In my disillusionment I started to read more on
the metaphysical subjects. Learn more about Astrology,
numerology and Dream interpretation. Started delving
into other religions and their histories. I began
a long search for spiritual wholeness. My sense
of alienation within my own religious ideologies
reawakened my childhood hunger for a relevant spiritual
path and a sense of some kind of communion with
others. I started to reconnect my childhood forays
into Catholicism, when I wanted to be a priest and
all those times I went to church with my best friend’s
family.
I was eventually led to Zen Buddhism and then to
other Eastern religious traditions and even Satanism.
We were riding the dying wave of the sixties, about
to hit the shore with a painful thud.
At this time a fascination with Eastern philosophies
had been growing steadily in America since the late
eighteenth century, when different Eastern texts,
including the Great Hindu masterpiece, the Bhagavad-Gita,
were first translated into English. Eastern thinking
profoundly influenced the transcendentalists in
the nineteenth century.
In 1893 the first World Parliament of Religions
was convened in Chicago, bringing together noted
religious leaders and theologians from around the
globe. Many of these leaders, in particular Soyen
Shaku, a Zen Buddhist, and Vivekananda, a student
of the
Hindu saint Ramakrishna, would have a lasting effect
on American spirituality.
Around the turn of the century, with the advent
of easier communication and travel, ideas from around
the world began to permeate American thought. This
melting pot of different cultures also provided
an atmosphere of connection of different cultures
religions and ideologies. Psychotherapy found its
way from Europe. New Thought, a religious movement
that began in the United States at the dawn of the
twentieth century, drew on a variety of sources,
including ancient Christianity, Hinduism, Transcendentalism,
and the thinking of the American philosopher and
psychologist William James. Movements such as Christian
Science, founded by Mary Baker Eddy, and theosophy,
founded by Helena Blavatsky, were born in these
fertile times. The work of these spiritual pioneers,
and of their students, set the stage for the wave
of Eastern philosophies and practices that rolled
into America in the 1970s.
So by looking at these major stepping stones and
what is occurring now in current religious trends,
I find that my perceptions of God, and the myths
and legends that surround each theology, are like
the pieces of a puzzle.
I tried to piece together a connection between our
spiritual and our physical nature. I tried to bring
in my own personal beliefs and those of current
concepts in hopes that I could make some kind of
connection to a clearer concept of God, ourselves
and the relationship to the physical universe.
I tried and am still trying to look at every aspect
of our religions, their histories and how much the
stagnation has had on our social structure. I firmly
believe that if we do not close the gap between
Science and Religion we cannot move forward. I do
feel we must connect with the mystical, with our
souls and get back onto the spiritual path.

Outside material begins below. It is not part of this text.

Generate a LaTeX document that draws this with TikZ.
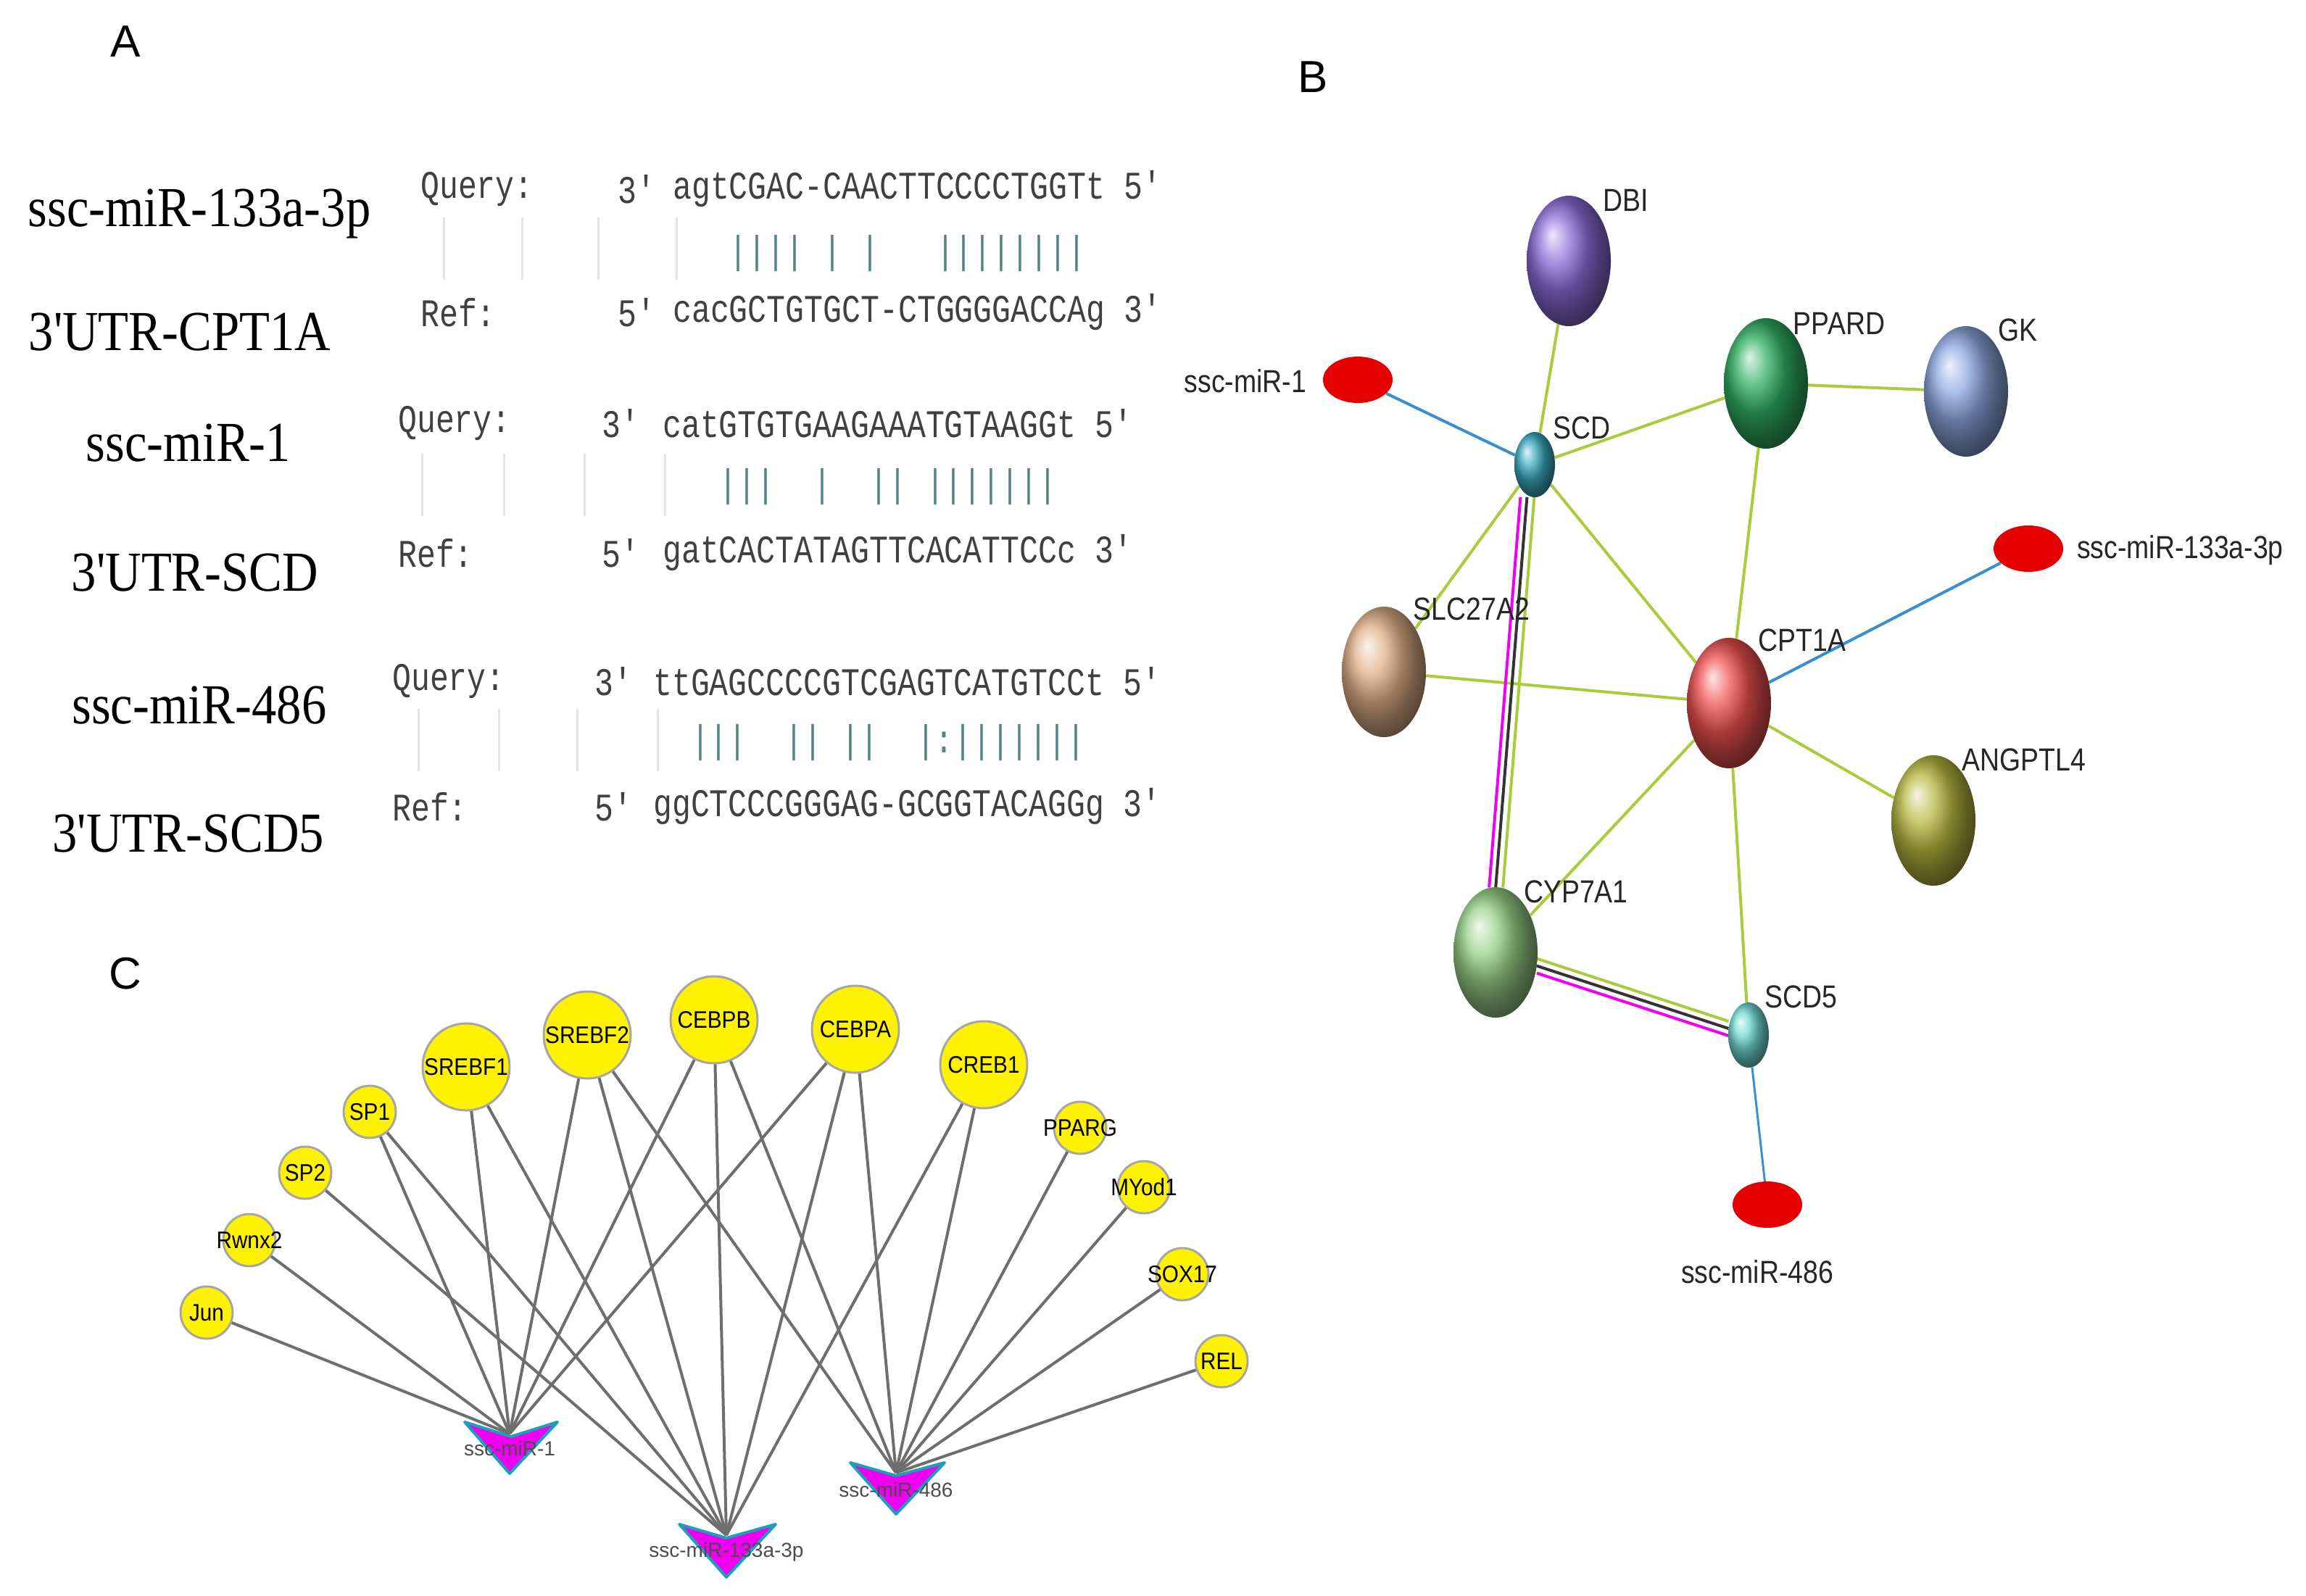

I know how easy it is to use the spiritual teachings
to bypass the emotional ups and downs so natural
to family and community growth. In my own life,
self-judgment and the effort to rid myself of “ego”,
which served me well in my attempts at saintliness,
turned into an unforgiving attitude toward others
and myself when I woke up to the fact that I didn’t
want to be a saint. Likewise, years of unconscious
neglect of my body left me ignorant of how to heal
and nurture it when at some point youthful luck
gave way to health problems. In the narrow definition
of spirituality that we had adopted, there was little
room for other forms of self-discovery, ones that
would have rounded us out and made us whole.